* begin *

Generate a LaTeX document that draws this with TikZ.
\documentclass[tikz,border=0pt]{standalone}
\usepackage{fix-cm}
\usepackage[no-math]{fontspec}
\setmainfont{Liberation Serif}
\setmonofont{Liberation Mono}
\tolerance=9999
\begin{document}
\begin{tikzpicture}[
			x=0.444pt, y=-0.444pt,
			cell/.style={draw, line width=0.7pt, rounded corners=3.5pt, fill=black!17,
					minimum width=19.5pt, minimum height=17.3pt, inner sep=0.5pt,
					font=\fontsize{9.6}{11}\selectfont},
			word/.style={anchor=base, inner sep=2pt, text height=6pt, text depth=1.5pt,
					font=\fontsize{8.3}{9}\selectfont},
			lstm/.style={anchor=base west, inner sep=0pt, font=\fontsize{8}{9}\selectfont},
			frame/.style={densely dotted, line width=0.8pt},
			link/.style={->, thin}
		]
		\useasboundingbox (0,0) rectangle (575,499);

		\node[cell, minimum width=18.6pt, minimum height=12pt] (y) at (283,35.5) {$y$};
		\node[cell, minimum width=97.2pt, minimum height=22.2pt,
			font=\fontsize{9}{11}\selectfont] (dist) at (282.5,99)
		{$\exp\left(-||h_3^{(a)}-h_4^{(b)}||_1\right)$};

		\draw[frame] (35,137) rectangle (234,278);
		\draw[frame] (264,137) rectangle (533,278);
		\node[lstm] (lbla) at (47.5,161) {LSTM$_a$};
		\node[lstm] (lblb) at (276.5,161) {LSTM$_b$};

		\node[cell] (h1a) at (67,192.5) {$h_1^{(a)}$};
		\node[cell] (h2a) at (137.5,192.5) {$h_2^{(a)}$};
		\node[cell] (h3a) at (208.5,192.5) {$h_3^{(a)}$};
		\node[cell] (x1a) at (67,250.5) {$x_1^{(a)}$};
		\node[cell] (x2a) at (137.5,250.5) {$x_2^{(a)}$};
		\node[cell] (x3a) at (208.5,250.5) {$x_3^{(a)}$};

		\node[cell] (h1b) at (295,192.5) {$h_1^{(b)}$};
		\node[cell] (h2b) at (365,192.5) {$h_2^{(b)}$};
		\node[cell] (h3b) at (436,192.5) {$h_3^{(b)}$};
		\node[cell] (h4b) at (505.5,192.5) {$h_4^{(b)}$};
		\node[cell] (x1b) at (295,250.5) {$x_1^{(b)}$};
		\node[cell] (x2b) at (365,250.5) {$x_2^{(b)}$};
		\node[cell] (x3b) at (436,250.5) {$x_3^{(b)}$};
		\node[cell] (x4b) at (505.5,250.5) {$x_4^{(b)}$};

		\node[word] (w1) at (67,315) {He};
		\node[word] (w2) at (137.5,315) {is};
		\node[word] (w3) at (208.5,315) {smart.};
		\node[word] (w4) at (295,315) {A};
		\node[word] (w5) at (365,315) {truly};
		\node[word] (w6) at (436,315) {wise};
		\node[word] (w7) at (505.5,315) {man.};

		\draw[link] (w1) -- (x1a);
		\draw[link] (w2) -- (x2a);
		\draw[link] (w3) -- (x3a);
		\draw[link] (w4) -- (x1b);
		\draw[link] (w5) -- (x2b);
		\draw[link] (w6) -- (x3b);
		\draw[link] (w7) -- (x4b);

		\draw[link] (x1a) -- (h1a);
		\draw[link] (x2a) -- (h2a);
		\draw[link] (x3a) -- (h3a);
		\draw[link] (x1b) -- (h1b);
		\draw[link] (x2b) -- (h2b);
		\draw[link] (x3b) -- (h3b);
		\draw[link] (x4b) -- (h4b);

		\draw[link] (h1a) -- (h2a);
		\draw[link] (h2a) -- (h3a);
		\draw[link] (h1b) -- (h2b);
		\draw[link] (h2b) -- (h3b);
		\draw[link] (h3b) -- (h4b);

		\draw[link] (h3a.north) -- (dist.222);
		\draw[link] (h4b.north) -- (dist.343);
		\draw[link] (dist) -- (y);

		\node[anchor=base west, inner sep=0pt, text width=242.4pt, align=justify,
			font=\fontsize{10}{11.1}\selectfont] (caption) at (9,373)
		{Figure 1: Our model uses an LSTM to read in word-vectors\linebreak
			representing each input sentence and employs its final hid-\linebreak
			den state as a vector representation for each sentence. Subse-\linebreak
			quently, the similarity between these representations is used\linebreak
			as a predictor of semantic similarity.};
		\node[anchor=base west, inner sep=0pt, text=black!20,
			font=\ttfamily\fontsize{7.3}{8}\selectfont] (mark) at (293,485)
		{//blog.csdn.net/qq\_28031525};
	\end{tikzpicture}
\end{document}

* end *

Set problem |
Print all of the data exactly as it was given.

Final result |
Generate a LaTeX document that draws this with TikZ.
\documentclass[tikz,border=0pt]{standalone}
\usepackage{fix-cm}
\usepackage[no-math]{fontspec}
\setmainfont{Liberation Serif}
\setmonofont{Liberation Mono}
\tolerance=9999
\begin{document}
\begin{tikzpicture}[
			x=0.444pt, y=-0.444pt,
			cell/.style={draw, line width=0.7pt, rounded corners=3.5pt, fill=black!17,
					minimum width=19.5pt, minimum height=17.3pt, inner sep=0.5pt,
					font=\fontsize{9.6}{11}\selectfont},
			word/.style={anchor=base, inner sep=2pt, text height=6pt, text depth=1.5pt,
					font=\fontsize{8.3}{9}\selectfont},
			lstm/.style={anchor=base west, inner sep=0pt, font=\fontsize{8}{9}\selectfont},
			frame/.style={densely dotted, line width=0.8pt},
			link/.style={->, thin}
		]
		\useasboundingbox (0,0) rectangle (575,499);

		\node[cell, minimum width=18.6pt, minimum height=12pt] (y) at (283,35.5) {$y$};
		\node[cell, minimum width=97.2pt, minimum height=22.2pt,
			font=\fontsize{9}{11}\selectfont] (dist) at (282.5,99)
		{$\exp\left(-||h_3^{(a)}-h_4^{(b)}||_1\right)$};

		\draw[frame] (35,137) rectangle (234,278);
		\draw[frame] (264,137) rectangle (533,278);
		\node[lstm] (lbla) at (47.5,161) {LSTM$_a$};
		\node[lstm] (lblb) at (276.5,161) {LSTM$_b$};

		\node[cell] (h1a) at (67,192.5) {$h_1^{(a)}$};
		\node[cell] (h2a) at (137.5,192.5) {$h_2^{(a)}$};
		\node[cell] (h3a) at (208.5,192.5) {$h_3^{(a)}$};
		\node[cell] (x1a) at (67,250.5) {$x_1^{(a)}$};
		\node[cell] (x2a) at (137.5,250.5) {$x_2^{(a)}$};
		\node[cell] (x3a) at (208.5,250.5) {$x_3^{(a)}$};

		\node[cell] (h1b) at (295,192.5) {$h_1^{(b)}$};
		\node[cell] (h2b) at (365,192.5) {$h_2^{(b)}$};
		\node[cell] (h3b) at (436,192.5) {$h_3^{(b)}$};
		\node[cell] (h4b) at (505.5,192.5) {$h_4^{(b)}$};
		\node[cell] (x1b) at (295,250.5) {$x_1^{(b)}$};
		\node[cell] (x2b) at (365,250.5) {$x_2^{(b)}$};
		\node[cell] (x3b) at (436,250.5) {$x_3^{(b)}$};
		\node[cell] (x4b) at (505.5,250.5) {$x_4^{(b)}$};

		\node[word] (w1) at (67,315) {He};
		\node[word] (w2) at (137.5,315) {is};
		\node[word] (w3) at (208.5,315) {smart.};
		\node[word] (w4) at (295,315) {A};
		\node[word] (w5) at (365,315) {truly};
		\node[word] (w6) at (436,315) {wise};
		\node[word] (w7) at (505.5,315) {man.};

		\draw[link] (w1) -- (x1a);
		\draw[link] (w2) -- (x2a);
		\draw[link] (w3) -- (x3a);
		\draw[link] (w4) -- (x1b);
		\draw[link] (w5) -- (x2b);
		\draw[link] (w6) -- (x3b);
		\draw[link] (w7) -- (x4b);

		\draw[link] (x1a) -- (h1a);
		\draw[link] (x2a) -- (h2a);
		\draw[link] (x3a) -- (h3a);
		\draw[link] (x1b) -- (h1b);
		\draw[link] (x2b) -- (h2b);
		\draw[link] (x3b) -- (h3b);
		\draw[link] (x4b) -- (h4b);

		\draw[link] (h1a) -- (h2a);
		\draw[link] (h2a) -- (h3a);
		\draw[link] (h1b) -- (h2b);
		\draw[link] (h2b) -- (h3b);
		\draw[link] (h3b) -- (h4b);

		\draw[link] (h3a.north) -- (dist.222);
		\draw[link] (h4b.north) -- (dist.343);
		\draw[link] (dist) -- (y);

		\node[anchor=base west, inner sep=0pt, text width=242.4pt, align=justify,
			font=\fontsize{10}{11.1}\selectfont] (caption) at (9,373)
		{Figure 1: Our model uses an LSTM to read in word-vectors\linebreak
			representing each input sentence and employs its final hid-\linebreak
			den state as a vector representation for each sentence. Subse-\linebreak
			quently, the similarity between these representations is used\linebreak
			as a predictor of semantic similarity.};
		\node[anchor=base west, inner sep=0pt, text=black!20,
			font=\ttfamily\fontsize{7.3}{8}\selectfont] (mark) at (293,485)
		{//blog.csdn.net/qq\_28031525};
	\end{tikzpicture}
\end{document}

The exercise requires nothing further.